Find each line containing the string "this" and return it.

○ ○ ○ ○

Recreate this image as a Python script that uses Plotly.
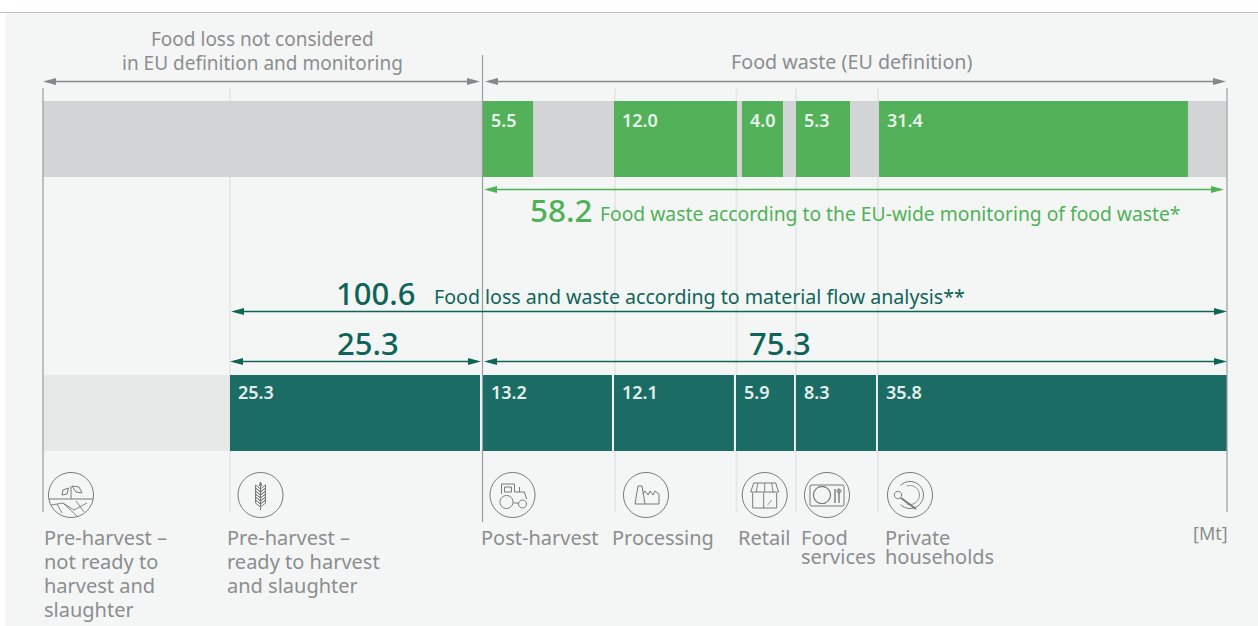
import math
import plotly.graph_objects as go

stages = ["Pre-harvest – not ready", "Pre-harvest – ready", "Post-harvest", "Processing", "Retail", "Food services", "Private households"]

# Upper band: food waste (EU definition), Mt
eu_values = [5.5, 12.0, 4.0, 5.3, 31.4]
eu_labels = ["5.5", "12.0", "4.0", "5.3", "31.4"]
eu_starts = [44.31, 57.50, 70.39, 75.83, 84.19]
eu_lengths = [5.04, 12.39, 4.13, 5.44, 31.12]

# Lower band: material flow analysis, Mt
mfa_values = [25.3, 13.2, 12.1, 5.9, 8.3, 35.8]
mfa_labels = ["25.3", "13.2", "12.1", "5.9", "8.3", "35.8"]
mfa_starts = [18.83, 44.31, 57.50, 69.79, 75.83, 84.09]
mfa_lengths = [25.18, 12.99, 12.08, 5.84, 8.06, 35.15]

scale_total = 119.2
not_considered_end = 18.83

PX = 9.93
X0 = 43
W, H = 1258, 626
FONT = "Noto Sans"
GREY_T = "#8b8d8f"
GREY_A = "#85878a"
GREEN = "#52b159"
GREEN_T = "#4fb257"
DARK = "#1c6c66"
DARK_T = "#0f6459"
PANEL = "#f4f6f5"
LIGHT = "#e6e8e7"
ICON = "#77797b"


def mx(p):
    return (p - X0) / PX


shapes = []
annotations = []


def rect(x0, y0, x1, y1, fill, layer="below"):
    shapes.append(dict(type="rect", xref="x", yref="y", x0=mx(x0), x1=mx(x1), y0=y0, y1=y1,
                       fillcolor=fill, line_width=0, layer=layer))


def vline(x, y0, y1, color, w=1.3, layer="below"):
    shapes.append(dict(type="line", xref="x", yref="y", x0=mx(x), x1=mx(x), y0=y0, y1=y1,
                       line=dict(color=color, width=w), layer=layer))


def poly(points, color=None, w=1.0, fill=None, close=False):
    d = "M" + " L".join(f"{mx(x):.4f},{y:.2f}" for x, y in points) + (" Z" if close else "")
    s = dict(type="path", xref="x", yref="y", path=d, layer="above",
             line=dict(color=color or "rgba(0,0,0,0)", width=w if color else 0))
    if fill:
        s["fillcolor"] = fill
    shapes.append(s)


def arrow(x0, x1, y, color, lw=1.6, hl=13, hh=3.6):
    poly([(x0 + 4, y), (x1 - 4, y)], color, lw)
    poly([(x0, y), (x0 + hl, y - hh), (x0 + hl, y + hh)], fill=color, close=True)
    poly([(x1, y), (x1 - hl, y - hh), (x1 - hl, y + hh)], fill=color, close=True)


def text(s, x, y, size, color, anchor="left", weight=400):
    dx = {"left": -2, "right": 2, "center": 0}[anchor]
    annotations.append(dict(text=s, x=mx(x + dx), y=y - 1, xref="x", yref="y", showarrow=False,
                            xanchor=anchor, yanchor="middle", align=anchor,
                            font=dict(family=FONT, size=size, color=color, weight=weight)))


def circ(cx, cy, r, color=ICON, w=1.0, n=48):
    pts = [(cx + r * math.cos(2 * math.pi * i / n), cy + r * math.sin(2 * math.pi * i / n)) for i in range(n)]
    poly(pts, color, w, close=True)


# panel
rect(5.5, 13, W, H, PANEL)
poly([(0, 12.5), (W, 12.5)], "#bfc1c0", 1.2)

# guide lines
for x in [230, 615, 736.5, 796, 878]:
    vline(x, 88, 512, LIGHT, 2)
for x, y0, y1 in [(43, 88, 512), (482.5, 55, 522), (1227, 88, 512)]:
    vline(x, y0, y1, "#9a9c9e", 1.2, "above")

fig = go.Figure()
fig.add_trace(go.Bar(orientation="h", y=[139], x=[scale_total], base=[0], width=[76],
                     marker=dict(color="#d3d4d6", line_width=0), hoverinfo="skip", name="Total scale"))
fig.add_trace(go.Bar(orientation="h", y=[413], x=[not_considered_end], base=[0], width=[76],
                     marker=dict(color="#e7e8e8", line_width=0), hoverinfo="skip", name="Not considered"))
fig.add_trace(go.Bar(orientation="h", y=[139] * len(eu_values), x=eu_lengths, base=eu_starts,
                     width=[76] * len(eu_values), marker=dict(color=GREEN, line_width=0),
                     customdata=eu_values, name="EU monitoring"))
fig.add_trace(go.Bar(orientation="h", y=[413] * len(mfa_values), x=mfa_lengths, base=mfa_starts,
                     width=[76] * len(mfa_values), marker=dict(color=DARK, line_width=0),
                     customdata=mfa_values, name="Material flow"))

# bar value labels
for lab, st in zip(eu_labels, eu_starts):
    annotations.append(dict(text=lab, x=st + 0.62, y=120, xref="x", yref="y", showarrow=False,
                            xanchor="left", yanchor="middle",
                            font=dict(family=FONT, size=18, color="#e9f2ea", weight=600)))
for lab, st in zip(mfa_labels, mfa_starts):
    annotations.append(dict(text=lab, x=st + 0.62, y=392, xref="x", yref="y", showarrow=False,
                            xanchor="left", yanchor="middle",
                            font=dict(family=FONT, size=18, color="#e4eeeb", weight=600)))

# arrows
arrow(43, 480, 81.5, GREY_A)
arrow(485, 1226, 81.5, GREY_A)
arrow(484, 1224, 189.5, GREEN_T)
arrow(231, 1227, 311.5, DARK_T)
arrow(230, 481, 361.5, DARK_T)
arrow(484, 1227, 361.5, DARK_T)

# header text
text("Food loss not considered", 262, 40, 19, GREY_T, "center")
text("in EU definition and monitoring", 262, 64, 19, GREY_T, "center")
text("Food waste (EU definition)", 851, 62, 19.7, GREY_T, "center")

# totals
text("58.2", 530, 210, 31.5, GREEN_T, weight=500)
text("Food waste according to the EU-wide monitoring of food waste*", 600, 214, 19.3, GREEN_T)
text("100.6", 336, 294, 31, DARK_T, weight=500)
text("Food loss and waste according to material flow analysis**", 434, 297, 19.6, DARK_T)
text("25.3", 368, 344, 31, DARK_T, "center", weight=500)
text("75.3", 780, 344, 31, DARK_T, "center", weight=500)

# stage labels
for s, x, y in [("Pre-harvest –", 44, 538), ("not ready to", 44, 562), ("harvest and", 44, 586), ("slaughter", 44, 610),
                ("Pre-harvest –", 227, 538), ("ready to harvest", 227, 562), ("and slaughter", 227, 586),
                ("Post-harvest", 481, 538), ("Processing", 612, 538), ("Retail", 738, 538),
                ("Food", 801, 538), ("services", 801, 557),
                ("Private", 885, 538), ("households", 885, 557)]:
    text(s, x, y, 20, GREY_T)
text("[Mt]", 1228, 534, 18, GREY_T, "right")

# icons: ring outlines and simple line drawings
cy = 495
# seedling and field
c = 71
circ(c, cy, 22.5)
poly([(c - 22, cy + 4), (c + 22, cy + 4)], ICON, 1)
poly([(c, cy + 4), (c, cy - 9)], ICON, 1)
poly([(c - 2.5, cy - 7), (c - 8, cy - 5), (c - 9, cy), (c - 4, cy - 1), (c - 2.5, cy - 7)], ICON, 1)
poly([(c + 1, cy - 9), (c + 8, cy - 8), (c + 11, cy - 2), (c + 5, cy - 3), (c + 1, cy - 9)], ICON, 1)
poly([(c - 20, cy + 10), (c - 8, cy + 8), (c + 3, cy + 15), (c + 16, cy + 8)], ICON, 0.9)
poly([(c - 8, cy + 8), (c + 6, cy + 21)], ICON, 0.9)
poly([(c - 14, cy + 9), (c - 9, cy + 18)], ICON, 0.9)
poly([(c + 5, cy + 6), (c + 13, cy + 17)], ICON, 0.9)
# wheat
c = 260.5
circ(c, cy, 22.5)
poly([(c, cy - 13), (c, cy + 15)], ICON, 1)
poly([(c - 1.5, cy - 9), (c, cy - 13), (c + 1.5, cy - 9)], ICON, 1)
for dy in range(-7, 11, 3):
    poly([(c, cy + dy + 4), (c - 5, cy + dy), (c - 5, cy + dy - 3), (c, cy + dy + 1)], ICON, 1)
    poly([(c, cy + dy + 4), (c + 5, cy + dy), (c + 5, cy + dy - 3), (c, cy + dy + 1)], ICON, 1)
# tractor
c = 512.5
circ(c, cy, 22.5)
circ(c - 6, cy + 7, 6.5, n=24)
circ(c + 10, cy + 9, 4, n=20)
poly([(c - 11, cy - 1), (c - 11, cy - 11), (c + 2, cy - 11), (c + 2, cy - 3), (c + 12, cy - 3), (c + 14, cy + 4)], ICON, 1)
poly([(c - 8, cy - 8), (c - 1, cy - 8), (c - 1, cy - 3), (c - 8, cy - 3), (c - 8, cy - 8)], ICON, 1)
poly([(c + 1, cy + 8), (c + 6, cy + 8)], ICON, 1)
poly([(c + 7, cy - 3), (c + 7, cy - 8)], ICON, 1)
# factory
c = 646
circ(c, cy, 22.5)
poly([(c - 11, cy + 9), (c - 8, cy - 9), (c - 4, cy - 9), (c - 1, cy + 9), (c - 11, cy + 9)], ICON, 1)
poly([(c - 1, cy + 9), (c + 13, cy + 9), (c + 13, cy - 1), (c + 9, cy - 4), (c + 7, cy), (c + 4, cy - 4),
      (c + 2, cy), (c - 1, cy - 4), (c - 3, cy - 1)], ICON, 1)
# shop
c = 764.7
circ(c, cy, 22.5)
poly([(c - 11, cy - 12), (c + 11, cy - 12), (c + 14, cy - 3), (c - 14, cy - 3), (c - 11, cy - 12)], ICON, 1)
for dx in (-7, 0, 7):
    poly([(c + dx * 1.2, cy - 3), (c + dx, cy - 12)], ICON, 0.9)
poly([(c - 12, cy - 2), (c - 12, cy + 13), (c + 12, cy + 13), (c + 12, cy - 2)], ICON, 1)
poly([(c - 1, cy - 2), (c - 1, cy + 13)], ICON, 1)
poly([(c + 3, cy + 10), (c + 7, cy + 5)], ICON, 0.8)
# plate on tray
c = 827
circ(c, cy, 22.5)
poly([(c - 16, cy - 10), (c + 16, cy - 10), (c + 17, cy - 9), (c + 17, cy + 10), (c + 16, cy + 11), (c - 16, cy + 11),
      (c - 17, cy + 10), (c - 17, cy - 9), (c - 16, cy - 10)], ICON, 1)
circ(c - 5, cy, 8.5, w=1.2, n=28)
poly([(c + 8, cy - 6), (c + 8, cy + 8)], ICON, 1.4)
poly([(c + 12, cy - 6), (c + 12, cy + 8)], ICON, 1.4)
circ(c + 12, cy - 4, 2, n=12)
# plate and spoon
c = 910
circ(c, cy, 22.5)
arc = [(c + 13.5 * math.cos(math.radians(a)), cy + 13.5 * math.sin(math.radians(a))) for a in range(-135, 136, 10)]
poly(arc, ICON, 1)
arc2 = [(c + 9.5 * math.cos(math.radians(a)), cy + 9.5 * math.sin(math.radians(a))) for a in range(-110, 111, 10)]
poly(arc2, ICON, 0.8)
circ(c - 12, cy, 3.7, n=14)
poly([(c - 9, cy + 3), (c + 6, cy + 14)], ICON, 2)

fig.update_layout(
    width=W, height=H, autosize=False, barmode="overlay", showlegend=False,
    margin=dict(l=0, r=0, t=0, b=0), paper_bgcolor="#ffffff", plot_bgcolor="rgba(0,0,0,0)",
    xaxis=dict(range=[mx(0), mx(W)], visible=False, fixedrange=True),
    yaxis=dict(range=[H, 0], visible=False, fixedrange=True),
    shapes=shapes, annotations=annotations,
    font=dict(family=FONT),
)
fig.write_html("out.html", config={"displayModeBar": False},
               post_script="document.body.style.margin='0';document.body.style.overflow='hidden';")
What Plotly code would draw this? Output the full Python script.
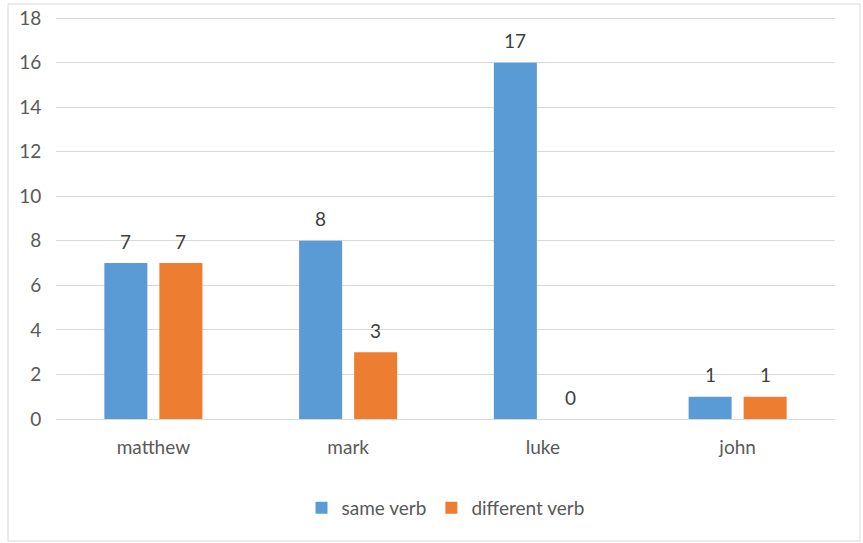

○ ○ ○ ○

• [Exercise answer]
Recreate this image as a Python script that uses Plotly.
What Plotly code would draw this? Output the full Python script.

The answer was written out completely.